A new initiative to expand injectable contraceptive use to 69 of the world’s poorest countries could provide a model for future global health partnership and innovation, global health experts argue.
U.S. pharmaceutical giant Pfizer took its widely used injectable contraceptive Depo-Provera and repackaged it for the developing world, while other organizations across the public and private sectors provided funding, medical training and transportation to ensure access to rural areas. The consortium combines the resources of the Bill & Melinda Gates Foundation, the U.S. Agency for International Development, UNFPA, PATH and the Children’s Investment Fund Foundation, among others.
“In my memory I don’t think we have introduced any other contraceptive in the way we have introduced this one with such a broad partnership,” Jagdish Upadhay, a commodity security branch chief at UNFPA, told Devex.
The injection is already available in Burkina Faso, Uganda, Senegal and Niger. Each dose, administered by a health worker, costs $1 and is subsidized by the consortium. The expansion aims to work with governments to eventually integrate the drug into the local market for women to purchase and inject themselves.
“Public-private initiatives in R&D have been not only a good way to work together, but it’s indispensable given the various needs and market dynamics of the poorest places in the world,” Ariel Pablos-Mendez, USAID’s assistant administrator for global health, told Devex.
Injectable birth control is a widely used family planning method among women in developing countries, where the mortality rate for maternal illnesses and complications can be as high as one in 15.

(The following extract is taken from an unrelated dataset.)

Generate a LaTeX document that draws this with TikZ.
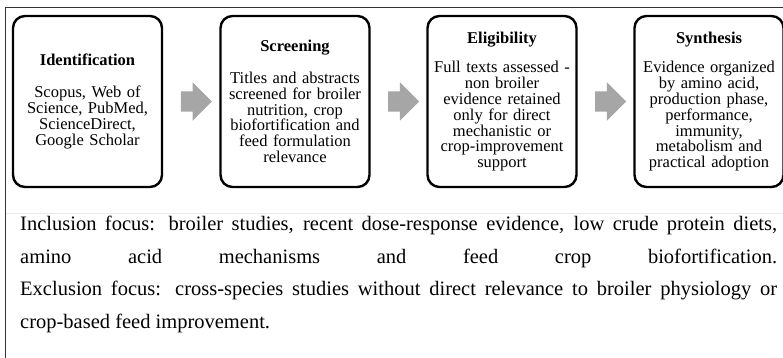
\documentclass[tikz,border=0pt]{standalone}
\usepackage{fontspec}
\setmainfont{Liberation Serif}
\usetikzlibrary{shapes.arrows,calc}

\tikzset{
	stagebox/.style={draw, line width=2.4pt, rounded corners=12pt, minimum width=149pt, minimum height=171pt, text width=146pt, inner sep=1pt, align=center, font=\fontsize{16.5}{15.8}\selectfont},
	flowarrow/.style={single arrow, fill=black!35, draw=none, inner xsep=0pt, inner ysep=10pt, minimum height=31pt, single arrow head extend=9pt},
	framecol/.style={draw=black!80, line width=1pt},
	sepcol/.style={draw=black!8, line width=1pt}
}

\begin{document}
\begin{tikzpicture}[x=1pt, y=-1pt]
			\useasboundingbox (0, 0) rectangle (783, 358);
			\draw[framecol] (5.5, 358) -- (5.5, 7.5) -- (783, 7.5);
			\draw[sepcol] (6, 213) -- (783, 213);

			\draw (87.5, 101.5) 	node[stagebox] 	(ident) 	{\textbf{Identification}\\[16pt]Scopus, Web of\\Science, PubMed,\\ScienceDirect,\\Google Scholar};
			\draw (295, 101.5) 	node[stagebox] 	(screen) 	{\textbf{Screening}\\[16pt]Titles and abstracts\\screened for broiler\\nutrition, crop\\biofortification and\\feed formulation\\relevance};
			\draw (502, 101.5) 	node[stagebox] 	(elig) 		{\textbf{Eligibility}\\[14pt]Full texts assessed -\\non broiler\\evidence retained\\only for direct\\mechanistic or\\crop-improvement\\support};
			\draw (709, 101.5) 	node[stagebox] 	(synth) 	{\textbf{Synthesis}\\[14pt]Evidence organized\\by amino acid,\\production phase,\\performance,\\immunity,\\metabolism and\\practical adoption};

			\node[flowarrow] (arr1) at ($(ident.east)!0.5!(screen.west)$) {};
			\node[flowarrow] (arr2) at ($(screen.east)!0.5!(elig.west)$) {};
			\node[flowarrow] (arr3) at ($(elig.east)!0.5!(synth.west)$) {};

			\node[anchor=north west, inner sep=0pt, text width=757pt, align=justify, font=\fontsize{20.5}{32.5}\selectfont] (focus) at (20, 216)
				{Inclusion focus: broiler studies, recent dose-response evidence, low crude protein diets,\linebreak amino acid mechanisms and feed crop biofortification.\linebreak Exclusion focus: cross-species studies without direct relevance to broiler physiology or\linebreak crop-based feed improvement.};
\end{tikzpicture}
\end{document}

“This is a very good example of this collaboration, with Pfizer contributing the product and some of the R&D, PATH developing novel technology for the introduction of these products, working with the Gates Foundation for new financing, and ourselves at USAID for the introduction of this product at scale in countries,” Pablos-Mendez added.
The contraceptive, called Sayana Press, is a single-use injection which prevents pregnancy for 13 weeks. The drug functions like other injectable contraceptives in the Pfizer portfolio, but is packaged for easy transport and disposal, with the syringe and medicine encased in plastic, dispensed by pressing an air-filled bubble.
“Pfizer saw an opportunity to address the needs of women living in hard-to-reach areas, and specifically enhanced the product’s technology with public health in mind,” John Young, president of Pfizer’s Global Established Pharma business, told Devex adding that the collaboration could be “a model for other medicines.”
An early July roll out in Burkina Faso found that in two of the targeted 23 districts, 5,729 women are now using Sayana Press, 1,659 of whom are new to family planning. Pfizer and partner organizations announced the expansion of the initial introduction on Thursday and expressed their confidence in the drug’s long-term success.